モンスターペアレントの存在は、教師を人気のない職業にしている大きな原因の一つだ

 7月の半ば、韓国の小学校はそろそろ夏休みに入ろうとしていた。そんな矢先、7月18日に韓国中を震撼させる出来事が起こった。

 終業式を間近に控えた小学校の教材準備室で、女性教諭が自殺したのだ。現場に遺書はなかった。

 この自殺は、韓国中を震撼させた。

 それは彼女の自殺の裏には保護者たちのエゴと、子供たちからも見下される教師稼業の墜落があったからだ。

 筆者も、この出来事の後に続く報道を見ながら、ここまで先生たちは追い詰められていたことを初めて知った。

 自殺した教諭は、先生になって2年目の若い女性だった。

 昨年のクラスでは彼女はとても幸せで、こんな児童たちに出逢えて良かったと保護者に宛てた手紙に綴っていた。なのに、今年になってクラスが替わってからは、辛いと漏らしていたという。

 教諭の自殺がネット上で取り上げられた時から、なぜか国民の党(与党)の議員の孫と関連があるというデマが回った。

 野党寄りのあるユーチューバーは、ハン・ギホ(国民の党)の孫が関連していると名指しで噂を広めたからだ。

 しかし、当のハン・ギホ議員は7月20日、自分には小学生の孫がいないことを公表した。

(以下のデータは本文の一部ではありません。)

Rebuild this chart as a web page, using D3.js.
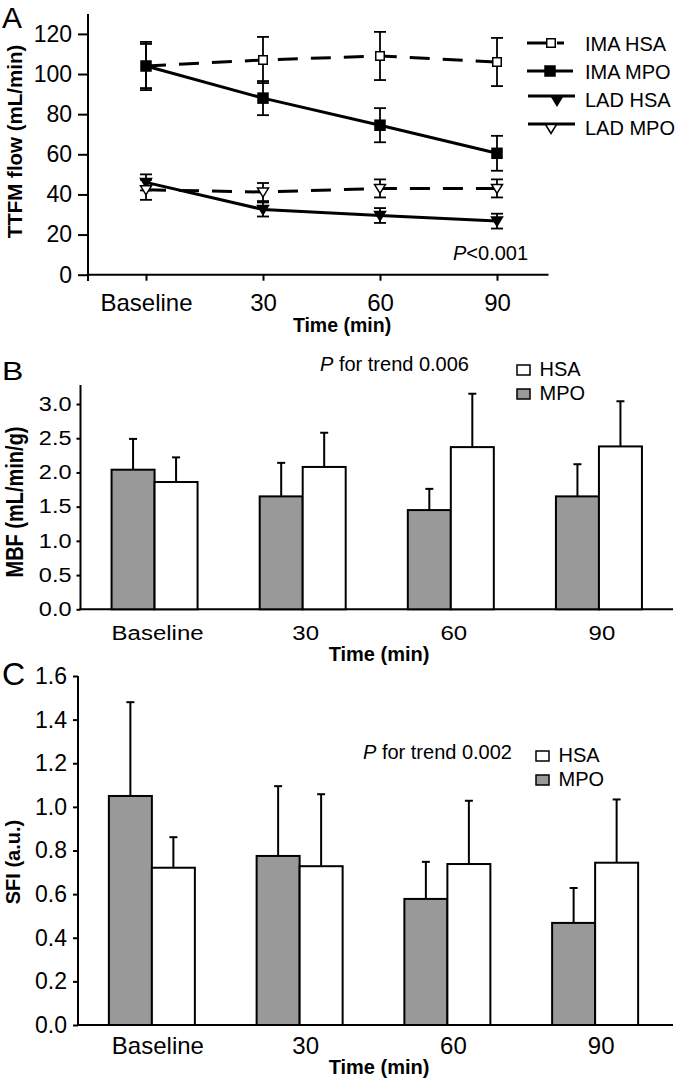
<!DOCTYPE html>
<html><head><meta charset="utf-8">
<script src="https://cdn.jsdelivr.net/npm/d3@7"></script>
<style>body{margin:0;background:#fff} svg{display:block}</style>
</head><body><svg id="c" width="678" height="1083"></svg>
<script>
// ---------- DATA ----------
const timepoints = ["Baseline", "30", "60", "90"];
// Panel A: TTFM flow (mL/min)
const imaHSA = [104, 107, 109, 106];
const imaHSAerr = [12, 11.5, 12, 12];
const imaMPO = [104, 88, 74.5, 60.5];
const imaMPOerr = [11, 8.5, 8.5, 8.7];
const ladHSA = [46, 32.5, 29.5, 26.7];
const ladHSAerr = [4, 3.5, 3.7, 3.7];
const ladMPO = [42.3, 41.2, 43, 43];
const ladMPOerr = [5, 4.5, 4.5, 4.5];
const ticksA = [0, 20, 40, 60, 80, 100, 120];
// Panel B: MBF (mL/min/g)
const mbfMPO = [2.04, 1.65, 1.45, 1.65];
const mbfMPOerr = [0.45, 0.49, 0.31, 0.47];
const mbfHSA = [1.86, 2.08, 2.37, 2.38];
const mbfHSAerr = [0.36, 0.50, 0.78, 0.66];
const ticksB = [0, 0.5, 1, 1.5, 2, 2.5, 3];
// Panel C: SFI (a.u.)
const sfiMPO = [1.05, 0.775, 0.578, 0.468];
const sfiMPOerr = [0.43, 0.32, 0.17, 0.16];
const sfiHSA = [0.721, 0.728, 0.738, 0.744];
const sfiHSAerr = [0.14, 0.33, 0.29, 0.29];
const ticksC = [0, 0.2, 0.4, 0.6, 0.8, 1.0, 1.2, 1.4, 1.6];

// ---------- HELPERS ----------
const FONT = '"Liberation Sans", Arial, Helvetica, sans-serif';
const GRAY = "#999999";
const svg = d3.select("#c");

function label(g, x, y, s, o = {}) {
  const size = o.size || 20, sx = o.sx || 1, sy = o.sy || 1;
  let tr = `translate(${x},${y}) scale(${sx},${sy})`;
  if (o.rotate) tr += ` rotate(${o.rotate})`;
  const t = g.append("text").attr("transform", tr)
    .attr("font-family", FONT).attr("font-size", size)
    .attr("font-weight", o.weight || "normal")
    .attr("text-anchor", o.anchor || "start").attr("fill", "#000");
  if (s != null) t.text(s);
  return t;
}
function vline(g, x, y1, y2, w = 2) {
  g.append("line").attr("x1", x).attr("x2", x).attr("y1", y1).attr("y2", y2)
    .attr("stroke", "#000").attr("stroke-width", w);
}
function hline(g, x1, x2, y, w = 2) {
  g.append("line").attr("x1", x1).attr("x2", x2).attr("y1", y).attr("y2", y)
    .attr("stroke", "#000").attr("stroke-width", w);
}
function styleAxisText(sel, size) {
  sel.selectAll("text").attr("font-family", FONT).attr("font-size", size).attr("fill", "#000");
  sel.selectAll(".tick line").attr("stroke", "#000").attr("stroke-width", 2);
  sel.select(".domain").remove();
}

// ---------- PANEL A ----------
const gA = svg.append("g");
const xA = d3.scaleLinear().domain([0, 3]).range([146, 497]);
const yA = d3.scaleLinear().domain([0, 120]).range([274.7, 33.9]);

const gyA = gA.append("g").attr("transform", "translate(88,0)")
  .call(d3.axisLeft(yA).tickValues(ticksA).tickSize(10).tickPadding(6));
styleAxisText(gyA, 23);
vline(gA, 88, 14, 281);

const gxA = gA.append("g").attr("transform", `translate(0,${yA(0)})`)
  .call(d3.axisBottom(xA).tickValues([0, 1, 2, 3]).tickFormat(i => timepoints[i]).tickSize(6));
styleAxisText(gxA, 24);
gxA.selectAll("text").attr("y", 36.5).attr("dy", 0);
hline(gA, xA(-0.5), xA(3.44), yA(0));

const seriesA = [
  { name: "IMA HSA", vals: imaHSA, err: imaHSAerr, dash: "20,13", marker: "square", fill: "#fff" },
  { name: "IMA MPO", vals: imaMPO, err: imaMPOerr, dash: null, marker: "square", fill: "#000" },
  { name: "LAD HSA", vals: ladHSA, err: ladHSAerr, dash: null, marker: "tri", fill: "#000" },
  { name: "LAD MPO", vals: ladMPO, err: ladMPOerr, dash: "20,13", marker: "tri", fill: "#fff" }
];
const lineGen = d3.line().x((d, i) => xA(i)).y(d => yA(d));
seriesA.forEach(s => {
  gA.append("path").attr("d", lineGen(s.vals)).attr("fill", "none")
    .attr("stroke", "#000").attr("stroke-width", 3)
    .attr("stroke-dasharray", s.dash);
});
seriesA.forEach(s => {
  s.vals.forEach((v, i) => {
    const x = xA(i);
    vline(gA, x, yA(v - s.err[i]), yA(v + s.err[i]), 1.8);
    hline(gA, x - 6, x + 6, yA(v + s.err[i]), 1.8);
    hline(gA, x - 6, x + 6, yA(v - s.err[i]), 1.8);
  });
});
function drawMarker(g, type, fill, x, y) {
  if (type === "square") {
    const sz = fill === "#000" ? 10 : 8.5;
    g.append("rect").attr("x", x - sz / 2).attr("y", y - sz / 2).attr("width", sz).attr("height", sz)
      .attr("fill", fill).attr("stroke", "#000").attr("stroke-width", 1.5);
  } else {
    g.append("path").attr("d", `M${x - 5.5},${y - 4}L${x + 5.5},${y - 4}L${x},${y + 5}Z`)
      .attr("fill", fill).attr("stroke", "#000").attr("stroke-width", 1.5);
  }
}
seriesA.forEach(s => s.vals.forEach((v, i) => drawMarker(gA, s.marker, s.fill, xA(i), yA(v))));

// Legend A
const legA = gA.append("g");
const legRows = [
  { cy: 43, mx: 551 }, { cy: 71, mx: 550 }, { cy: 99, mx: 557 }, { cy: 127, mx: 551 }
];
seriesA.forEach((s, k) => {
  const r = legRows[k];
  if (k === 0) {
    hline(legA, 527, 547, r.cy, 3);
    hline(legA, 557, 564, r.cy, 3);
  } else if (s.marker === "tri") {
    hline(legA, 528, 575, r.cy - 3, 3);
  } else {
    hline(legA, 527, 573, r.cy, 3);
  }
  drawMarker(legA, s.marker, s.fill, r.mx, s.marker === "tri" ? r.cy + 1.5 : r.cy);
  label(legA, 585, r.cy + 7.5, s.name, { size: 20 });
});
const pA = label(gA, 453, 260, null, { size: 20 });
pA.append("tspan").attr("font-style", "italic").text("P");
pA.append("tspan").text("<0.001");

label(gA, 342, 331.5, "Time (min)", { size: 19.5, weight: "bold", anchor: "middle" });
label(gA, 21.5, 141.5, "TTFM flow (mL/min)", { size: 20.5, weight: "bold", anchor: "middle", rotate: -90 });
label(gA, 2, 28, "A", { size: 30 });

// ---------- BAR PANEL ----------
function barPanel(o) {
  const g = svg.append("g");
  const x = d3.scaleBand().domain(timepoints).range(o.xRange);
  const y = d3.scaleLinear().domain(o.yDomain).range(o.yRange);
  const bw = 43;
  const gy = g.append("g").attr("transform", `translate(${o.xRange[0]},0)`)
    .call(d3.axisLeft(y).tickValues(o.ticks).tickFormat(d3.format(".1f")).tickSize(o.tickSize).tickPadding(o.tickPad));
  styleAxisText(gy, o.yFont);
  if (o.sy !== 1) gy.selectAll("text").attr("transform", `scale(1,${o.sy})`);
  vline(g, o.xRange[0], o.axisTop, y(0));
  hline(g, o.xRange[0] - 1, o.axisRight, y(0));

  timepoints.forEach((t, i) => {
    const c = x(t) + x.bandwidth() / 2;
    const groups = [
      { v: o.mpo[i], e: o.mpoErr[i], x0: c - bw, fill: GRAY },
      { v: o.hsa[i], e: o.hsaErr[i], x0: c, fill: "#fff" }
    ];
    groups.forEach(b => {
      const cx = b.x0 + bw / 2;
      vline(g, cx, y(b.v), y(b.v + b.e), 2);
      hline(g, cx - 4, cx + 4, y(b.v + b.e), 2);
      g.append("rect").attr("x", b.x0).attr("y", y(b.v)).attr("width", bw).attr("height", y(0) - y(b.v))
        .attr("fill", b.fill).attr("stroke", "#000").attr("stroke-width", 2);
    });
    label(g, c + o.labDx, o.labY, t, { size: 24, anchor: "middle", sy: o.sy });
  });
  // legend
  [["HSA", "#fff"], ["MPO", GRAY]].forEach((d, k) => {
    const yy = o.leg.y + k * 24;
    g.append("rect").attr("x", o.leg.x).attr("y", yy).attr("width", 13).attr("height", 10)
      .attr("fill", d[1]).attr("stroke", "#000").attr("stroke-width", 1.5);
    label(g, o.leg.x + 22.5, yy + 11, d[0], { size: 20 });
  });
  const p = label(g, o.p.x, o.p.y, null, { size: 20 });
  p.append("tspan").attr("font-style", "italic").text("P");
  p.append("tspan").text(" for trend " + o.p.val);
  label(g, 379, o.timeY, "Time (min)", { size: 20, weight: "bold", anchor: "middle" });
  label(g, o.title.x, o.title.y, o.title.text, { size: 20, weight: "bold", anchor: "middle", rotate: -90, sx: o.title.sx });
  label(g, 2, o.letter.y, o.letter.t, { size: 32, sy: o.sy });
}

barPanel({
  xRange: [80.5, 673], axisRight: 673, yDomain: [0, 3], yRange: [609.3, 404], axisTop: 385,
  ticks: ticksB, tickSize: 4, tickPad: 5, yFont: 23.5, sy: 0.83,
  mpo: mbfMPO, mpoErr: mbfMPOerr, hsa: mbfHSA, hsaErr: mbfHSAerr,
  labY: 640, labDx: 3,
  leg: { x: 517, y: 365 }, p: { x: 320, y: 371, val: "0.006" }, timeY: 661,
  title: { x: 23, y: 502, text: "MBF (mL/min/g)", sx: 1.2 },
  letter: { y: 380, t: "B" }
});

barPanel({
  xRange: [78, 669], axisRight: 673, yDomain: [0, 1.6], yRange: [1025, 676], axisTop: 676,
  ticks: ticksC, tickSize: 5, tickPad: 6, yFont: 23, sy: 1,
  mpo: sfiMPO, mpoErr: sfiMPOerr, hsa: sfiHSA, hsaErr: sfiHSAerr,
  labY: 1054, labDx: 6,
  leg: { x: 536, y: 751 }, p: { x: 363, y: 759, val: "0.002" }, timeY: 1074,
  title: { x: 20, y: 862, text: "SFI (a.u.)", sx: 1 },
  letter: { y: 685, t: "C" }
});
</script>
</body></html>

 ハン議員が急いで自分と関係のないことを明かしたのには理由がある。

 自殺した教諭が、韓国で最近話題となっている学級崩壊の犠牲者であることが判明し、これまで泣き寝入りしていた教諭たちが立ち上がったからだ。

 教師たちの横のつながりは強く次の選挙に及ぼす影響は多大である。